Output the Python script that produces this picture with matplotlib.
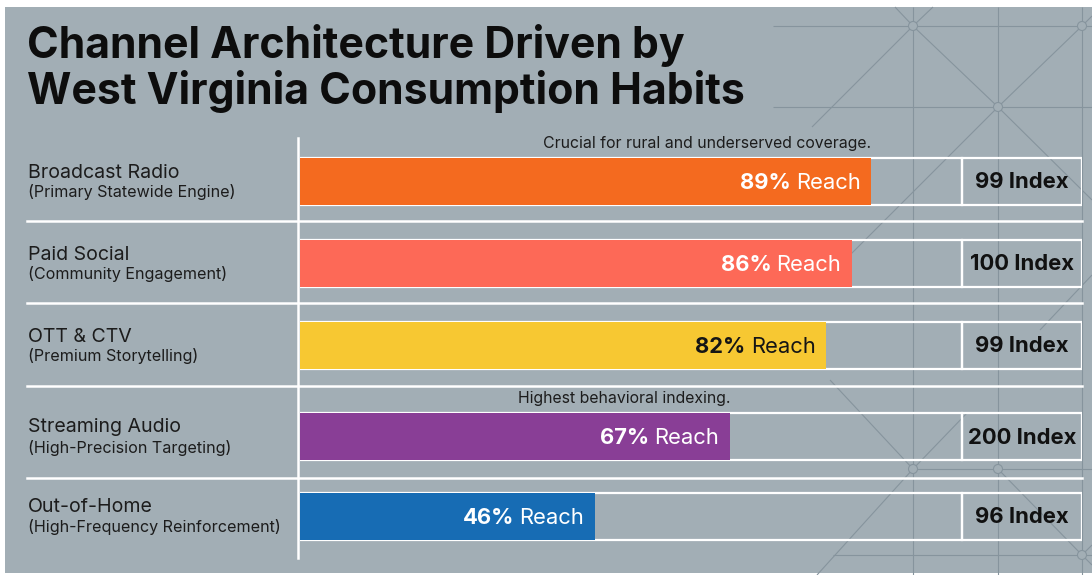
import matplotlib.pyplot as plt
from matplotlib.patches import Rectangle, Circle

plt.rcParams['font.family'] = ['Inter', 'DejaVu Sans']

# data
channels = ["Broadcast Radio", "Paid Social", "OTT & CTV", "Streaming Audio", "Out-of-Home"]
roles = ["(Primary Statewide Engine)", "(Community Engagement)", "(Premium Storytelling)",
         "(High-Precision Targeting)", "(High-Frequency Reinforcement)"]
reach = [89, 86, 82, 67, 46]
index = [99, 100, 99, 200, 96]
notes = ["Crucial for rural and underserved coverage.", None, None, "Highest behavioral indexing.", None]
colors = ["#F46A1F", "#FD6957", "#F7C832", "#893E96", "#176CB4"]
label_colors = ["white", "white", "#151515", "white", "white"]
title = "Channel Architecture Driven by\nWest Virginia Consumption Habits"

# layout (pixels)
W, H = 1092, 575
BG = "#A2AEB5"
row_y = [181.5, 263.5, 345.5, 436.5, 516]
BAR_H = 47
PX_PER_PCT = 6.42
X0 = 300
TRACK_END = (962 - X0) / PX_PER_PCT
BOX_END = (1082 - X0) / PX_PER_PCT
seps = [221, 303, 386, 478]

fig = plt.figure(figsize=(W / 100, H / 100), dpi=100)
fig.patch.set_facecolor("white")

bg = fig.add_axes([0, 0, 1, 1])
bg.set_xlim(0, W)
bg.set_ylim(H, 0)
bg.axis("off")
bg.add_patch(Rectangle((5, 7), W - 5, H - 9, facecolor=BG, edgecolor="none", zorder=0))

# faint geometric pattern behind
deco = "#86949d"
segs = [
    [(913, 7), (913, 575)], [(998, 7), (998, 575)], [(1082, 7), (1082, 575)],
    [(773, 26), (1092, 26)], [(773, 107), (1092, 107)],
    [(913, 469), (1092, 469)], [(833, 555), (1092, 555)],
    [(895, 7), (913, 26), (998, 107), (1092, 200)],
    [(933, 7), (913, 26), (812, 127)],
    [(1092, 16), (1082, 26), (998, 107), (840, 265)],
    [(1092, 275), (1040, 330)],
    [(830, 380), (913, 469)],
    [(967, 413), (913, 469), (817, 575)],
    [(998, 469), (1082, 555), (1092, 565)],
    [(1082, 555), (1092, 545)],
]
for s in segs:
    xs, ys = zip(*s)
    bg.plot(xs, ys, color=deco, lw=0.8, zorder=1, solid_capstyle="butt")
for cx, cy in [(913, 26), (1082, 26), (998, 107), (913, 469), (998, 469), (1082, 555)]:
    bg.add_patch(Circle((cx, cy), 4.5, facecolor=BG, edgecolor=deco, lw=0.8, zorder=1.5))

# title
bg.text(27, 104, title, fontsize=30.8, fontweight="bold", color="#0d0d0d",
        va="baseline", ha="left", linespacing=1.1, zorder=5)

# grid lines
for y in seps:
    bg.plot([27, 1082], [y, y], color="white", lw=1.8, zorder=2)
bg.plot([298, 298], [138, 558], color="white", lw=1.8, zorder=2)

# row labels
for y, name, role in zip(row_y, channels, roles):
    bg.text(28, y - 4, name, fontsize=14.1, color="#1c1c1c", va="baseline", zorder=5)
    bg.text(28, y + 16, role, fontsize=11.6, color="#1c1c1c", va="baseline", zorder=5)

# bars
ax = fig.add_axes([X0 / W, 0, (1082 - X0) / W, 1])
ax.set_xlim(0, BOX_END)
ax.set_ylim(H, 0)
ax.axis("off")
ax.patch.set_alpha(0)

ax.barh(row_y, TRACK_END, height=BAR_H, fill=False, edgecolor="white", lw=1.6, zorder=2)
ax.barh(row_y, BOX_END - TRACK_END, left=TRACK_END, height=BAR_H, fill=False,
        edgecolor="white", lw=1.6, zorder=2)
ax.barh(row_y, reach, height=BAR_H, color=colors, zorder=3)

for y, r, idx, note, tc in zip(row_y, reach, index, notes, label_colors):
    t = ax.annotate("Reach", xy=(r, y), xytext=(-11, -7.5), textcoords="offset pixels",
                    ha="right", va="baseline", fontsize=15.8, color=tc, zorder=5)
    ax.annotate(f"{r}%", xy=(0, 0), xycoords=t, xytext=(-5, 0), textcoords="offset pixels",
                ha="right", va="bottom", fontsize=15.8, fontweight="bold", color=tc, zorder=5)
    ax.annotate(f"{idx} Index", xy=((TRACK_END + BOX_END) / 2, y), xytext=(0, -7),
                textcoords="offset pixels", ha="center", va="baseline", fontsize=15.9,
                fontweight="bold", color="#111111", zorder=5)
    if note:
        ax.annotate(note, xy=(r, y - BAR_H / 2), xytext=(0, 10), textcoords="offset pixels",
                    ha="right", va="baseline", fontsize=11.4, color="#1c1c1c", zorder=5)

fig.savefig("out.png", dpi=100, facecolor=fig.get_facecolor())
::::::::
Take the material above from its first line through the line holding "plt.rcParams['font.family'] = ['Inter', 'DejaVu" and set it down exactly, without the pictures.

Output the Python script that produces this picture with matplotlib.
import matplotlib.pyplot as plt
from matplotlib.patches import Rectangle, Circle

plt.rcParams['font.family'] = ['Inter', 'DejaVu Sans']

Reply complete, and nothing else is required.